Acotovelam-se no pelotão inferior Marina ‘isolada’ Silva (15%), Ciro ‘voluntarista’ Gomes (entre 10% e 12%) e Geraldo ‘Odebrecht’ Alckmin (7%). É muita alternativa para pouca empolgação. O eleitorado parece vislumbrar uma obviedade: seja quem for o próximo inquilino do Planalto, sua margem de manobra será muito estreita, pois os partidos se equiparam para reeleger um Congresso majoritamente composto pelo rebotalho.
A Lava Jato iluminou o lado obscuro do sistema político. Entretanto, excetuando-se os apologistas da intervenção militar, todos sabem que não há solução fora da política. E o que fazem os partidos políticos? Esforçam-se para provar que a prioridade da política é impedir o país de fazer política. Para governar, o presidente terá de aderir à realpolitik, eufemismo chique para aliança com corruptos. E o sistema continuará rodando como parafuso espanado.
Se a nova pesquisa do Datafolha sinaliza alguma coisa é o seguinte: o futuro era muito melhor antigamente. Stefan Zweig, autor austríaco mundialmente conhecido, publicou em 1941 o livro “Brasil, País do Futuro.” Nele, anotou que o Brasil “quase não deveria ser qualificado de um país, mas antes de um continente, um mundo com espaço para para 300, 400 milhões de habitantes, e uma riqueza imensa sob este solo opulento e intacto, da qual apenas a milésima parte foi aproveitada.”
Zweig não está mais entre nós.

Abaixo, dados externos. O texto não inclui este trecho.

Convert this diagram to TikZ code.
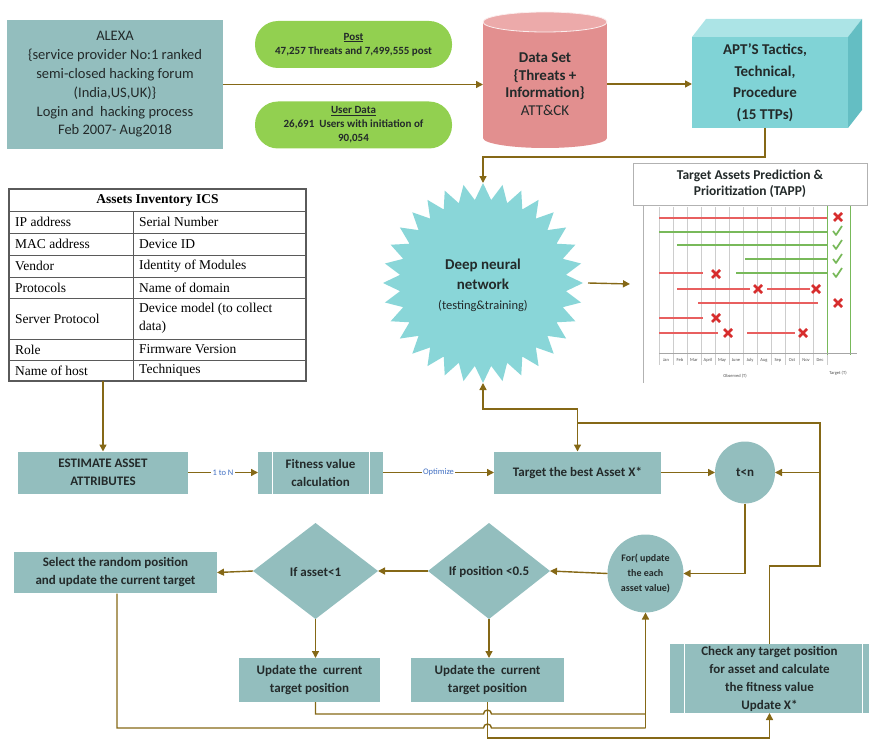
\documentclass[tikz,border=0pt]{standalone}
\usepackage{fontspec}
\setmainfont{Carlito}
\newfontfamily\tabfont{Liberation Serif}
\usetikzlibrary{arrows.meta,shapes.geometric}
\definecolor{procfill}{RGB}{147,190,190}
\definecolor{linecol}{RGB}{133,104,22}
\definecolor{pillgreen}{RGB}{146,208,80}
\definecolor{cylpink}{RGB}{226,143,143}
\definecolor{cyltop}{RGB}{236,170,170}
\definecolor{cubefront}{RGB}{128,211,214}
\definecolor{cubetop}{RGB}{172,228,230}
\definecolor{cubeside}{RGB}{100,190,195}
\definecolor{burstcol}{RGB}{137,214,216}
\definecolor{txt}{RGB}{35,42,42}
\definecolor{lblblue}{RGB}{68,114,196}
\definecolor{segred}{RGB}{232,95,95}
\definecolor{crossred}{RGB}{215,45,45}
\definecolor{seggreen}{RGB}{120,185,90}
\definecolor{gridgray}{RGB}{205,205,205}
\definecolor{tabline}{RGB}{90,90,90}
\tikzset{
  xm/.pic={\draw[draw=crossred,line width=2.6pt] (-4,-4) -- (4,4) (-4,4) -- (4,-4);},
  ck/.pic={\draw[draw=seggreen,line width=1.7pt,line join=round] (-4,0) -- (-1,4) -- (5,-5);}
}
\begin{document}
\begin{tikzpicture}[x=1pt,y=-1pt,
  conn/.style={draw=linecol,line width=1.4pt,-{Triangle[length=7pt,width=7pt]}},
  wire/.style={draw=linecol,line width=1.4pt},
  proc/.style={fill=procfill,text=txt,font=\bfseries\fontsize{13}{18}\selectfont,align=center,inner sep=0pt,outer sep=0pt},
  pill/.style={fill=pillgreen,rounded corners=23pt,text=txt,align=center,inner sep=0pt,outer sep=0pt,font=\bfseries\fontsize{11}{14}\selectfont},
  cell/.style={anchor=west,inner sep=0pt,text=black,font=\tabfont\fontsize{13.5}{18}\selectfont},
  lbl/.style={fill=white,text=lblblue,inner sep=1.5pt,font=\fontsize{8.5}{10}\selectfont},
  redseg/.style={draw=segred,line width=1.3pt},
  greenseg/.style={draw=seggreen,line width=1.1pt},
  tiny/.style={inner sep=0pt,text=black!70,font=\fontsize{4.5}{5}\selectfont}
]
\useasboundingbox (0,0) rectangle (870,741);

% ---------- top row ----------
\node[fill=procfill,text=txt,align=center,inner sep=0pt,outer sep=0pt,
      minimum width=216pt,minimum height=129pt,font=\fontsize{14.5}{18.8}\selectfont]
  (alexa) at (115,84.5) {ALEXA\\\{service provider No:1 ranked\\semi-closed hacking forum\\(India,US,UK)\}\\Login and~ hacking process\\Feb 2007- Aug2018};

\node[pill,minimum width=197pt,minimum height=47pt] (post) at (353.5,44.5)
  {\underline{Post}\\47,257 Threats and 7,499,555 post};
\node[pill,minimum width=197pt,minimum height=47pt] (udata) at (353.5,125)
  {\underline{User Data}\\26,691~ Users with initiation of\\90,054};

% cylinder
\fill[cylpink] (483,22) rectangle (607,138);
\fill[cylpink] (545,138) ellipse[x radius=62pt,y radius=10pt];
\fill[cyltop,draw=white!85!cylpink,line width=0.8pt] (545,22) ellipse[x radius=62pt,y radius=10pt];
\node[text=txt,align=center,inner sep=0pt,outer sep=0pt,minimum width=124pt,minimum height=110pt,
      font=\fontsize{15}{17.5}\selectfont] (ds) at (545,84)
  {\textbf{Data Set}\\\textbf{\{Threats +}\\\textbf{Information\}}\\ATT\&CK};

% cube
\fill[cubetop] (692,37) -- (706,19) -- (862,19) -- (848,37) -- cycle;
\fill[cubeside] (848,37) -- (862,19) -- (862,110) -- (848,128) -- cycle;
\fill[cubefront] (692,37) rectangle (848,128);
\node[text=txt,align=center,inner sep=0pt,outer sep=0pt,minimum width=146pt,minimum height=91pt,
      font=\bfseries\fontsize{15}{21.5}\selectfont] (ttp) at (765,82.5)
  {APT’S Tactics,\\Technical,\\Procedure\\(15 TTPs)};

\draw[conn] (alexa.east) -- (alexa.east -| ds.west);
\draw[conn] (ds.east) -- (ds.east -| ttp.west);

% ---------- starburst ----------
\node[star,star points=32,star point ratio=1.2,minimum size=200pt,fill=burstcol,inner sep=0pt,outer sep=0pt]
  (burst) at (483,283) {};
\node[text=txt,align=center,inner sep=0pt,font=\bfseries\fontsize{15}{20}\selectfont] (bursttext) at (483,285)
  {Deep neural\\network\\{\mdseries\fontsize{12.5}{20}\selectfont(testing\&training)}};
\draw[conn] (ttp.south) -- ++(0,29) -| (burst.north);

% ---------- TAPP chart ----------
\node[minimum width=240pt,minimum height=240pt,inner sep=0pt,outer sep=0pt] (tapp) at (750,284) {};
\draw[conn] ([xshift=5pt]burst.east) -- (tapp.west);
\draw[gray!60,line width=0.6pt] (643,383) -- (643,193) -- (860,193);
\foreach \k in {0,...,12} \draw[gridgray,line width=0.5pt] ({659+14*\k},207) -- ({659+14*\k},365);
\draw[seggreen,line width=1pt] (827,205) -- (827,355);
\draw[seggreen,line width=1pt] (850,205) -- (850,355);
\draw[gray!70,line width=0.6pt] (659,353) -- (857,353);
\draw[gray!60,line width=0.5pt] (663,205) .. controls (665,196) and (673,196) .. (675,205);
\draw[gray!60,line width=0.5pt] (824,205) .. controls (826,196) and (834,196) .. (836,205);
\foreach \m [count=\i from 0] in {Jan,Feb,Mar,April,May,June,July,Aug,Sep,Oct,Nov,Dec}
  \node[tiny] (mon\i) at ({666+14*\i},360) {\m};
\node[tiny] (obs) at (735,376) {Observed (T)};
\node[tiny] (tgtT) at (838,373) {Target (T)};
% rows
\draw[redseg] (659,218) -- (827,218);   \pic at (838,217) {xm};
\draw[greenseg] (659,232) -- (827,232); \pic at (837,231) {ck};
\draw[greenseg] (677,245) -- (827,245); \pic at (837,245) {ck};
\draw[greenseg] (745,259) -- (827,259); \pic at (837,259) {ck};
\draw[redseg] (659,273) -- (703,273);   \pic at (716,274) {xm};
\draw[greenseg] (736,273) -- (827,273); \pic at (837,273) {ck};
\draw[redseg] (677,289) -- (750,289);   \pic at (758,289) {xm};
\draw[redseg] (767,289) -- (810,289);   \pic at (816,289) {xm};
\draw[redseg] (698,303) -- (818,303);   \pic at (838,303) {xm};
\draw[redseg] (659,318) -- (703,318);   \pic at (716,318) {xm};
\draw[redseg] (659,333) -- (718,333);   \pic at (728,333) {xm};
\draw[redseg] (747,333) -- (795,333);   \pic at (803,333) {xm};
\node[draw=gray!60,fill=white,line width=0.8pt,minimum width=234pt,minimum height=42pt,inner sep=0pt,
      align=center,text=txt,font=\bfseries\fontsize{13.5}{16}\selectfont] (tappt) at (750,184)
  {Target Assets Prediction \&\\Prioritization (TAPP)};

% ---------- table ----------
\node[draw=tabline,line width=1.2pt,minimum width=297pt,minimum height=192pt,inner sep=0pt,outer sep=0pt]
  (inv) at (157.5,285) {};
\foreach \yy in {211,233,255,277,298,339,360} \draw[tabline,line width=1pt] (9,\yy) -- (306,\yy);
\draw[tabline,line width=1pt] (133,211) -- (133,381);
\node[inner sep=0pt,font=\tabfont\bfseries\fontsize{13.5}{16}\selectfont] (thead) at (157.5,200) {Assets Inventory ICS};
\foreach \yy/\l/\r [count=\i] in {222/IP address/Serial Number,244/MAC address/Device ID,266/Vendor/Identity of Modules,287.5/Protocols/Name of domain,349.5/Role/Firmware Version,370.5/Name of host/Techniques}{
  \node[cell] (cl\i) at (15,\yy) {\l};
  \node[cell] (cr\i) at (139,\yy) {\r};
}
\node[cell] (clsp) at (15,318.5) {Server Protocol};
\node[cell,align=left] (crsp) at (139,318.5) {Device model (to collect\\data)};

% ---------- process row ----------
\node[proc,minimum width=170pt,minimum height=42pt] (est) at (103,472.5) {ESTIMATE ASSET\\ATTRIBUTES};
\node[proc,minimum width=125pt,minimum height=42pt] (fit) at (320.5,472.5) {Fitness value\\calculation};
\draw[white,line width=0.8pt] (272,451.5) -- (272,493.5) (369,451.5) -- (369,493.5);
\node[proc,minimum width=167pt,minimum height=42pt] (tgt) at (577.5,472.5) {Target the best Asset X*};
\node[proc,ellipse,minimum width=60pt,minimum height=62pt] (tn) at (745,472.5) {t<n};

\draw[conn] (inv.south -| est.north) -- (est.north);
\draw[conn] (est.east) -- node[lbl] (lbl1) {1 to N} (fit.west);
\draw[conn] (fit.east) -- node[lbl] (lbl2) {Optimize} (tgt.west);
\draw[conn] (tgt.east) -- (tn.west);

% ---------- decision row ----------
\node[proc,ellipse,minimum width=76pt,minimum height=78pt] (forc) at (645.5,573.5) {};
\node[inner sep=0pt,align=center,text=txt,font=\bfseries\fontsize{10}{15}\selectfont] (forct) at (645.5,573.5)
  {For( update\\the each\\asset value)};
\node[diamond,fill=procfill,minimum width=122pt,minimum height=96pt,inner sep=0pt,outer sep=0pt] (dia2) at (489,571) {};
\node[inner sep=0pt,text=txt,font=\bfseries\fontsize{13}{16}\selectfont] (dia2t) at (489,572) {If position <0.5};
\node[diamond,fill=procfill,minimum width=125pt,minimum height=96pt,inner sep=0pt,outer sep=0pt] (dia1) at (315.5,571) {};
\node[inner sep=0pt,text=txt,font=\bfseries\fontsize{13}{16}\selectfont] (dia1t) at (315.5,572) {If asset<1};
\node[proc,minimum width=203pt,minimum height=41pt] (sel) at (115.5,572.5)
  {Select the random position\\and update the current target};

\node[proc,minimum width=141pt,minimum height=44pt] (up1) at (309.5,680) {Update the~ current\\target position};
\node[proc,minimum width=153pt,minimum height=44pt] (up2) at (487.5,680) {Update the~ current\\target position};
\node[proc,minimum width=199pt,minimum height=69pt] (chk) at (769.5,678.5)
  {Check any target position\\for asset and calculate\\the fitness value\\Update X*};
\draw[white,line width=0.8pt] (684,644) -- (684,713) (862,644) -- (862,713);

\draw[conn] (tn.south) |- (forc.east);
\draw[conn] (forc.west) -- (dia2.east);
\draw[conn] (dia2.west) -- (dia1.east);
\draw[conn] (dia1.west) -- (sel.east);
\draw[conn] (dia1.south) -- (dia1.south |- up1.north);
\draw[conn] (dia2.south) -- (dia2.south |- up2.north);

% ---------- bottom return wires ----------
\coordinate (j1) at (645.5,714);
\coordinate (j2) at (645.5,728);
\draw[wire] (dia1.south |- up1.south) -- (315.5,714) -- (483.5,714) arc[start angle=180,end angle=0,radius=4pt] -- (j1);
\draw[wire] (117,593.5) -- (117,728) -- (483.5,728) arc[start angle=180,end angle=0,radius=4pt] -- (j2);
\draw[conn] (j2) -- (forc.south);
\draw[conn] (up2.south) -- (487.5,738) -| (chk.south);

% ---------- right loop ----------
\coordinate (r1) at (820,566);
\coordinate (r2) at (820,423);
\coordinate (rt) at (820,472.5);
\coordinate (m1) at (577.5,423);
\draw[wire] (chk.north) |- (r1) -- (r2) -- (m1);
\draw[conn] (rt) -- (tn.east);
\draw[conn] (m1) -- (tgt.north);
\draw[conn] (m1) -- (577.5,409) -| (burst.south);
\end{tikzpicture}
\end{document}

Suicidou-se. Com os olhos voltados para o futuro, não suportou o presente. A população do ”continente” brasileiro ainda não roçou os 400 milhões de habitantes vaticinados por ele. Mas já somos 208 milhões, dos quais mais de 146 milhões dispõem de título eleitoral. A riqueza imensa de que falava o escritor fez do Brasil o país do faturo.
Agora, submetido a uma tempestade de lama, restaria abrir o guarda-chuva. Mas a inconsciência do eleitor e a inconsequência dos candidatos indicam que o voto pode se tornar um apetrecho inútil como um guarda-chuva sem o pano que o recobre. Um país não afunda por cair no precipício. Afunda-se por permanecer lá. E não há nas dobras da pesquisa do Datafolha nenhum sinal de que o Brasil encontrou uma escada.